Of all her sexual partners, which must number in the thousands, Millet remembers only 49 names. For every orgy in a chic apartment, there was sex in railway stations, tractor-trailers and cemeteries, in the stands of sports stadiums, on park benches and on car bonnets.
But Millet - now 60, and with her swinging lifestyle long behind her - protests that there was nothing unusual about her experiences. 'There are millions of people in the world with the same sort of sexual practices,' she says.

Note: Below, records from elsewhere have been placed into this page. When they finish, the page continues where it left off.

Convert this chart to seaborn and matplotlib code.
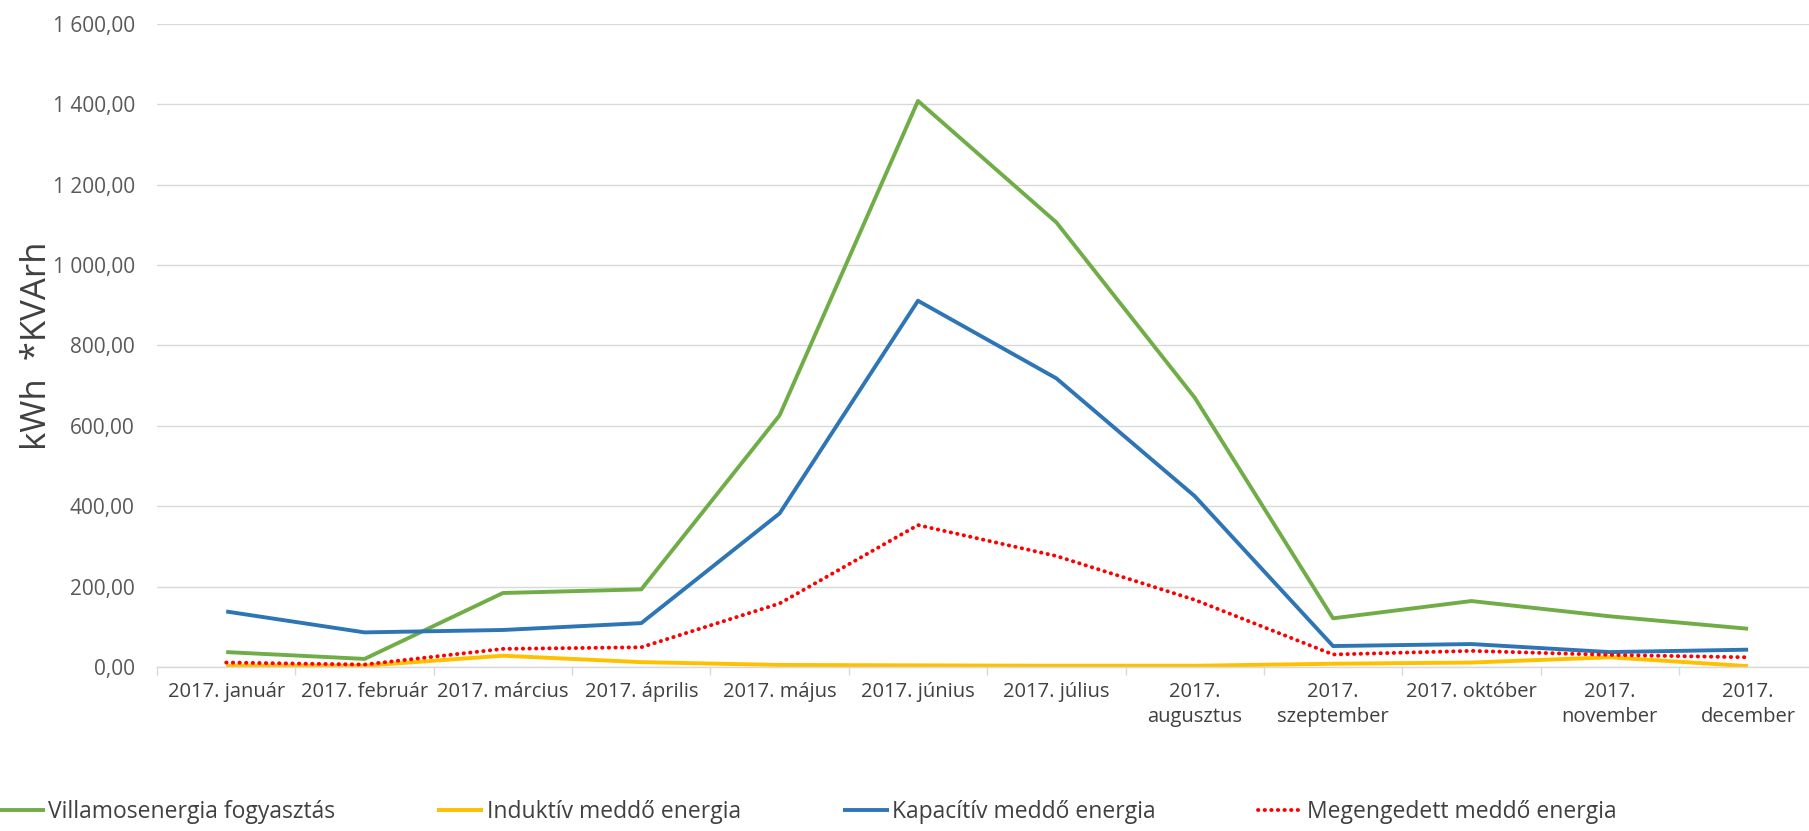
import pandas as pd
import seaborn as sns
import matplotlib.pyplot as plt
from matplotlib.ticker import FuncFormatter, FixedLocator

honapok = ['2017. január', '2017. február', '2017. március', '2017. április',
           '2017. május', '2017. június', '2017. július', '2017.\naugusztus',
           '2017.\nszeptember', '2017. október', '2017.\nnovember', '2017.\ndecember']

villamos = [37, 20, 184, 193, 626, 1408, 1106, 670, 121, 164, 126, 95]
induktiv = [3, 3, 28, 12, 5, 4, 3, 3, 8, 11, 24, 2]
kapacitiv = [138, 86, 92, 109, 382, 911, 718, 425, 52, 57, 37, 43]
megengedett = [11, 6, 45, 49, 158, 353, 276, 167, 31, 40, 30, 24]

sorozatok = [
    ('Villamosenergia fogyasztás', villamos, '#70AD47', '-'),
    ('Induktív meddő energia', induktiv, '#FFC000', '-'),
    ('Kapacítív meddő energia', kapacitiv, '#2E75B6', '-'),
    ('Megengedett meddő energia', megengedett, '#FF0000', (0, (0.1, 1.6))),
]

sns.set_theme(style='white')
plt.rcParams['font.family'] = ['Open Sans', 'DejaVu Sans']

fig = plt.figure(figsize=(18.09, 8.31), dpi=100)
ax = fig.add_axes([0.0868, 0.1974, 0.9132, 0.774])

df = pd.DataFrame({'honap': honapok})
for nev, ertekek, szin, stilus in sorozatok:
    df['ertek'] = ertekek
    sns.lineplot(data=df, x='honap', y='ertek', sort=False, ax=ax, color=szin,
                 linewidth=2.8, label=nev, linestyle=stilus,
                 dash_capstyle='round', solid_capstyle='butt')

ax.set_xlim(-0.5, 11.44)
ax.set_ylim(0, 1600)
ax.set_yticks(range(0, 1601, 200))
ax.yaxis.set_major_formatter(FuncFormatter(
    lambda v, p: f'{v:,.2f}'.replace(',', ' ').replace('.', ',')))
ax.grid(axis='y', color='#D9D9D9', linewidth=1)
ax.set_axisbelow(True)

for s in ['left', 'right', 'top']:
    ax.spines[s].set_visible(False)
ax.spines['bottom'].set_color('#D9D9D9')
ax.spines['bottom'].set_linewidth(1)

ax.set_xticks(range(len(honapok)))
ax.set_xticklabels(honapok, fontsize=14.5, color='#404040', linespacing=1.3)
ax.xaxis.set_minor_locator(FixedLocator([i - 0.5 for i in range(13)]))
ax.tick_params(axis='x', which='major', length=0, pad=11)
ax.tick_params(axis='x', which='minor', length=6, color='#D9D9D9', width=1, direction='out', bottom=True)
ax.tick_params(axis='y', length=0, pad=16, labelsize=15, labelcolor='#595959')

ax.set_xlabel('')
ax.set_ylabel('kWh  *KVArh', fontsize=25, color='#404040', va='center')
ax.yaxis.set_label_coords(-0.0726, 0.5)

ax.get_legend().remove()
handles, labels = ax.get_legend_handles_labels()
fig.legend(handles, labels, loc='lower left', bbox_to_anchor=(-0.012, -0.016), ncol=4,
           frameon=False, fontsize=16.5, handlelength=2.0, handletextpad=0.15,
           columnspacing=4.45, labelcolor='#404040')

fig.savefig('out.png', dpi=100)
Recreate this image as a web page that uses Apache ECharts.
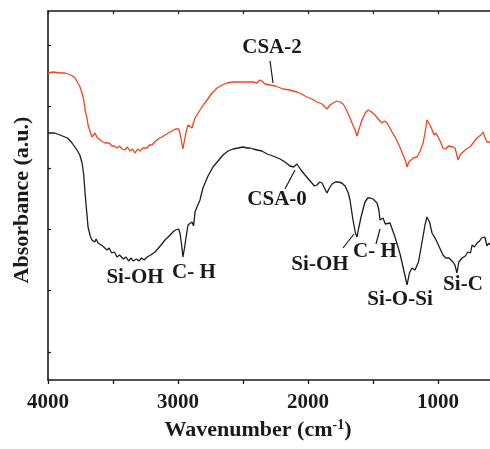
<!DOCTYPE html>
<html>
<head>
<meta charset="utf-8">
<script src="https://cdn.jsdelivr.net/npm/echarts@6/dist/echarts.min.js"></script>
<style>
  html, body { margin: 0; padding: 0; background: #ffffff; }
  #chart { width: 490px; height: 449px; }
</style>
</head>
<body>
<div id="chart"></div>
<script>
// FTIR spectra: [wavenumber (cm-1), absorbance (a.u.)]
const spectrumCSA0 = [
  [4000,24.7],[3950,24.7],[3908,24.5],[3850,24.2],[3815,23.7],[3777,23.0],[3755,22.5],[3738,21.7],[3725,20.5],[3715,18.7],
  [3700,16.5],[3692,15.3],[3675,14.4],[3662,14.0],[3650,14.2],[3640,13.8],[3630,14.1],[3615,13.7],[3600,13.9],[3580,13.4],
  [3565,13.6],[3546,13.0],[3530,13.2],[3510,12.7],[3490,12.8],[3469,12.3],[3450,12.5],[3420,12.1],[3400,12.3],[3380,11.9],
  [3360,12.2],[3346,11.9],[3320,12.1],[3300,11.9],[3280,12.2],[3260,12.0],[3238,12.3],[3210,12.5],[3177,12.8],[3150,13.2],
  [3130,13.5],[3100,14.0],[3085,14.2],[3060,14.5],[3040,14.8],[3020,15.0],[3008,15.1],[2995,15.1],[2985,14.7],[2972,13.5],
  [2962,12.3],[2950,13.2],[2938,14.3],[2923,15.5],[2908,15.7],[2892,15.8],[2880,15.4],[2869,16.8],[2854,17.3],[2831,18.0],
  [2808,19.2],[2769,20.4],[2731,21.3],[2692,21.9],[2654,22.5],[2615,22.9],[2577,23.1],[2538,23.2],[2500,23.3],[2470,23.2],
  [2446,23.2],[2420,23.1],[2392,23.0],[2354,22.9],[2315,22.6],[2269,22.4],[2215,22.1],[2177,21.8],[2138,21.4],[2110,21.3],
  [2085,21.6],[2054,21.0],[2023,20.5],[1977,19.8],[1950,19.4],[1931,19.5],[1910,19.8],[1892,19.7],[1870,19.1],[1854,18.7],
  [1835,19.2],[1815,19.6],[1790,19.8],[1769,19.8],[1740,19.7],[1715,19.4],[1690,18.7],[1677,18.0],[1654,16.0],[1635,14.7],
  [1623,14.3],[1610,15.2],[1592,16.3],[1562,17.8],[1540,18.2],[1523,18.2],[1500,18.1],[1469,17.7],[1455,17.0],[1446,16.0],
  [1423,16.2],[1405,15.6],[1392,15.5],[1369,15.7],[1350,15.0],[1331,14.3],[1310,13.4],[1292,12.6],[1269,11.3],[1250,10.2],
  [1238,9.5],[1220,10.7],[1200,11.2],[1177,11.0],[1150,11.8],[1120,14.0],[1100,15.5],[1085,16.3],[1065,15.8],[1046,14.7],
  [1015,14.0],[990,13.3],[962,12.5],[940,12.2],[915,12.2],[885,11.8],[870,11.5],[854,10.7],[840,11.8],[815,12.2],
  [790,12.4],[770,12.8],[750,12.7],[738,13.5],[720,13.3],[700,13.7],[680,13.9],[665,14.2],[654,14.0],[640,14.3],
  [623,13.4],[610,13.7],[600,13.5]
];

const spectrumCSA2 = [
  [4000,30.7],[3960,30.8],[3908,30.7],[3870,30.7],[3846,30.6],[3810,30.4],[3792,30.2],[3770,29.7],[3754,29.3],[3738,28.7],
  [3725,28.0],[3715,27.0],[3700,26.2],[3692,25.5],[3675,24.8],[3662,24.3],[3650,24.5],[3638,24.7],[3625,24.3],[3615,24.2],
  [3600,24.0],[3590,24.2],[3577,23.8],[3560,23.7],[3546,23.5],[3530,23.7],[3508,23.4],[3490,23.4],[3469,23.2],[3450,23.4],
  [3430,23.1],[3408,23.0],[3390,23.3],[3369,22.9],[3350,23.1],[3331,22.7],[3310,23.1],[3292,22.9],[3270,23.2],[3238,23.2],
  [3220,23.5],[3200,23.5],[3180,23.8],[3162,24.0],[3140,24.2],[3123,24.3],[3100,24.5],[3085,24.6],[3060,24.8],[3046,24.9],
  [3020,25.1],[3008,25.1],[2995,25.1],[2985,24.7],[2972,23.8],[2962,23.1],[2950,24.0],[2938,24.8],[2923,25.5],[2908,25.6],
  [2892,25.2],[2880,25.8],[2869,26.2],[2850,26.6],[2831,27.0],[2800,27.6],[2777,28.0],[2738,28.7],[2700,29.2],[2660,29.5],
  [2623,29.7],[2580,29.8],[2523,29.8],[2480,29.8],[2446,29.8],[2420,29.8],[2392,29.7],[2370,30.0],[2354,29.9],[2331,29.6],
  [2292,29.5],[2250,29.4],[2192,29.1],[2140,29.0],[2085,28.8],[2050,28.6],[2008,28.3],[1970,28.1],[1931,27.8],[1892,27.6],
  [1870,27.3],[1854,27.1],[1830,27.5],[1808,27.7],[1780,27.9],[1754,27.8],[1730,27.6],[1715,27.3],[1690,26.6],[1677,26.2],
  [1655,25.5],[1638,25.0],[1623,24.4],[1605,25.2],[1585,26.0],[1560,26.7],[1538,27.0],[1510,26.8],[1485,26.5],[1460,26.1],
  [1431,25.7],[1410,25.9],[1392,25.7],[1370,25.2],[1354,24.8],[1330,24.3],[1308,23.7],[1290,23.2],[1269,22.5],[1250,21.9],
  [1238,21.3],[1225,21.8],[1215,22.0],[1190,22.2],[1162,22.3],[1140,22.8],[1115,23.7],[1100,24.7],[1085,26.0],[1070,25.8],
  [1062,25.5],[1045,25.0],[1031,24.5],[1015,24.7],[1000,24.5],[980,23.8],[962,23.2],[940,23.1],[920,23.4],[908,23.2],
  [885,23.3],[869,23.2],[855,22.5],[846,22.0],[830,22.5],[808,22.8],[790,23.0],[770,23.2],[754,23.3],[730,23.7],
  [715,23.9],[700,24.2],[685,24.0],[670,24.5],[654,24.8],[640,24.3],[623,23.8],[610,24.0],[600,23.8]
];

// axis ticks
const xMajorTicks = [4000, 3000, 2000, 1000];
const xAllTicks = [4000, 3500, 3000, 2500, 2000, 1500, 1000];
const yTicks = [2.8, 8.94, 15.08, 21.22, 27.36, 33.5];
const xRange = [600, 4000];
const yRange = [0, 36.9];

// band labels: text centred at [wavenumber, absorbance]
const bandLabels = [
  { text: 'CSA-2',   at: [2277, 33.2] },
  { text: 'CSA-0',   at: [2238, 18.0] },
  { text: 'Si-OH',   at: [3331, 10.2] },
  { text: 'C- H',    at: [2877, 10.7] },
  { text: 'Si-OH',   at: [1908, 11.5] },
  { text: 'C- H',    at: [1485, 12.8] },
  { text: 'Si-O-Si', at: [1292, 8.0] },
  { text: 'Si-C',    at: [808, 9.5] }
];
// leader lines from label to curve
const leaderLines = [
  [[2292, 31.9], [2269, 29.7]],
  [[2177, 19.1], [2100, 21.0]],
  [[1731, 13.2], [1646, 14.6]],
  [[1477, 13.6], [1446, 15.1]]
];

const SERIF = '"Liberation Serif", "Times New Roman", serif';
const INK = '#1a1a1a';

const chart = echarts.init(document.getElementById('chart'), null, { renderer: 'canvas' });

const axisLineStyle = { color: INK, width: 1.6 };

chart.setOption({
  animation: false,
  backgroundColor: '#ffffff',
  grid: { left: 48, top: 11, right: 0, bottom: 69, containLabel: false },
  xAxis: [
    {
      type: 'value', min: xRange[0], max: xRange[1], inverse: true,
      position: 'bottom',
      axisLine: { show: true, lineStyle: axisLineStyle },
      axisTick: { show: true, inside: false, length: 4, customValues: xAllTicks, lineStyle: { color: INK, width: 1.3 } },
      axisLabel: {
        show: true, customValues: xMajorTicks, margin: 12,
        formatter: (v) => String(Math.round(v)),
        fontFamily: SERIF, fontWeight: 'bold', fontSize: 21, color: INK
      },
      splitLine: { show: false }
    },
    {
      type: 'value', min: xRange[0], max: xRange[1], inverse: true,
      position: 'top',
      axisLine: { show: true, onZero: false, lineStyle: axisLineStyle },
      axisTick: { show: true, inside: true, length: 3, customValues: xAllTicks, lineStyle: { color: INK, width: 1.2 } },
      axisLabel: { show: false },
      splitLine: { show: false }
    }
  ],
  yAxis: {
    type: 'value', min: yRange[0], max: yRange[1],
    axisLine: { show: true, onZero: false, lineStyle: axisLineStyle },
    axisTick: { show: true, inside: true, length: 3, customValues: yTicks, lineStyle: { color: INK, width: 1.2 } },
    axisLabel: { show: false },
    splitLine: { show: false }
  },
  series: [
    {
      name: 'CSA-0', type: 'line', data: spectrumCSA0, showSymbol: false,
      lineStyle: { color: '#1c1c1c', width: 1.3 }, smooth: false, z: 3
    },
    {
      name: 'CSA-2', type: 'line', data: spectrumCSA2, showSymbol: false,
      lineStyle: { color: '#f0461e', width: 1.3 }, smooth: false, z: 3
    }
  ]
});

const toPx = (p) => chart.convertToPixel({ xAxisIndex: 0, yAxisIndex: 0 }, p);

const graphics = [];
bandLabels.forEach((b) => {
  const [x, y] = toPx(b.at);
  graphics.push({
    type: 'text', x: x, y: y, z: 10,
    style: {
      text: b.text, fill: INK,
      font: 'bold 21px ' + SERIF,
      textAlign: 'center', textVerticalAlign: 'middle'
    }
  });
});
leaderLines.forEach((seg) => {
  const a = toPx(seg[0]);
  const b = toPx(seg[1]);
  graphics.push({
    type: 'line', z: 10,
    shape: { x1: a[0], y1: a[1], x2: b[0], y2: b[1] },
    style: { stroke: INK, lineWidth: 1.2 }
  });
});

// axis titles
graphics.push({
  type: 'text', x: 22, y: 200, rotation: Math.PI / 2, z: 10,
  style: {
    text: 'Absorbance (a.u.)', fill: INK,
    font: 'bold 22px ' + SERIF,
    textAlign: 'center', textVerticalAlign: 'middle'
  }
});
graphics.push({
  type: 'text', x: 258, y: 430, z: 10,
  style: {
    text: '{m|Wavenumber (cm}{s|-1}{m|)}',
    fill: INK,
    textAlign: 'center', textVerticalAlign: 'middle',
    rich: {
      m: { fontFamily: SERIF, fontWeight: 'bold', fontSize: 22, lineHeight: 24, fill: INK },
      s: { fontFamily: SERIF, fontWeight: 'bold', fontSize: 14, lineHeight: 24, verticalAlign: 'top', fill: INK }
    }
  }
});

chart.setOption({ graphic: graphics });
</script>
</body>
</html>
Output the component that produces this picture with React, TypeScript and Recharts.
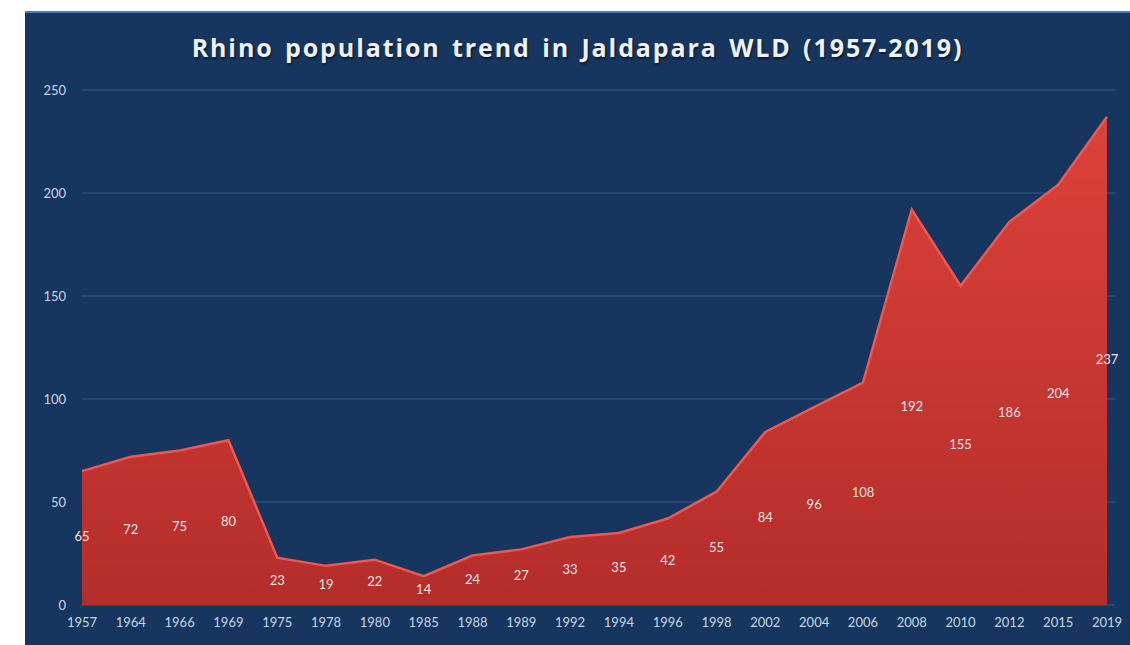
import React from "react";
import { AreaChart, Area, XAxis, YAxis, CartesianGrid, LabelList } from "recharts";

const years = ["1957","1964","1966","1969","1975","1978","1980","1985","1988","1989","1992","1994","1996","1998","2002","2004","2006","2008","2010","2012","2015","2019"];
const rhinos = [65,72,75,80,23,19,22,14,24,27,33,35,42,55,84,96,108,192,155,186,204,237];
const yTicks = [0,50,100,150,200,250];

const data = years.map((y, i) => ({ year: y, rhinos: rhinos[i] }));

const W = 1105;
const H = 634;
const TOP = 79;
const BOTTOM = 40;
const BASE = H - BOTTOM;

const MidLabel = (props: any) => {
  const { x, y, value } = props;
  if (x == null || y == null) return null;
  return (
    <text x={x} y={(y + BASE) / 2} textAnchor="middle" dominantBaseline="middle" fill="#f3e3e3" fontSize={13} fontFamily="Lato, 'Open Sans', sans-serif">
      {value}
    </text>
  );
};

export default function App() {
  return (
    <div style={{ position: "absolute", left: 25, top: 11, width: W, height: H, background: "#16355f", borderTop: "2px solid #4f7fb8", boxSizing: "border-box" }}>
      <div style={{ position: "absolute", left: 0, top: 17, width: W, textAlign: "center", color: "#eef1f5", fontFamily: "'Open Sans', sans-serif", fontWeight: 700, fontSize: 25, letterSpacing: 1.9, wordSpacing: 3, textShadow: "1px 2px 2px rgba(0,0,0,0.5)" }}>
        Rhino population trend in Jaldapara WLD (1957-2019)
      </div>
      <div style={{ position: "absolute", left: 0, top: -2 }}>
        <AreaChart width={W} height={H} data={data} margin={{ top: TOP, right: 15, left: 0, bottom: 10 }}>
          <defs>
            <linearGradient id="redFill" x1="0" y1="0" x2="0" y2="1">
              <stop offset="0%" stopColor="#dc4139" />
              <stop offset="100%" stopColor="#b42d2b" />
            </linearGradient>
          </defs>
          <CartesianGrid vertical={false} stroke="#2c4d7a" strokeWidth={1.5} />
          <XAxis dataKey="year" axisLine={false} tickLine={false} tickMargin={7} padding={{ left: 0, right: 8 }} height={30} interval={0}
            tick={{ fill: "#c9d5e4", fontSize: 13, fontFamily: "Lato, 'Open Sans', sans-serif" }} />
          <YAxis domain={[0, 250]} ticks={yTicks} axisLine={false} tickLine={false} width={57} tickMargin={10}
            tick={{ fill: "#c9d5e4", fontSize: 13, fontFamily: "Lato, 'Open Sans', sans-serif" }} />
          <Area type="linear" dataKey="rhinos" stroke="#ec5852" strokeWidth={2.5} fill="url(#redFill)" fillOpacity={1} isAnimationActive={false}>
            <LabelList dataKey="rhinos" content={<MidLabel />} />
          </Area>
        </AreaChart>
      </div>
    </div>
  );
}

To foreign observers, the book was a typically Gallic mixture of po-faced philosophy and outr? sex from a tradition that produced the Marquis de Sade, George Bataille and Pauline Reage's Story of O. Gay novelist Edmund White praised it as 'one of the most explicit books about sex ever written by a woman'. But writing in Liberation newspaper, late philosopher Jean Baudrillard carped: 'If one lifts one's skirt, it is to show one's self, not to show oneself naked like the truth.'
The sexual autobiography was translated into nearly 40 languages and sold 400,000 copies in France alone. Since then, two of Millet's books on art have appeared in English - Contemporary Art in France in 2006 and, now, Dali and Me, which focuses on the surrealist painter's little-known essays and autobiographical writings.
Born in Catalonia, Spain, Salvador Dali lived in Paris for much of his adult life and mostly wrote in French. 'Dali is still a taboo subject in France,' Millet says. 'French critics are attached to the notion of the cursed artist like Vincent van Gogh and don't like successful artists.' Dali's embrace of the fascist General Franco also taints his reputation, but Millet dismisses it as 'just another provocation'.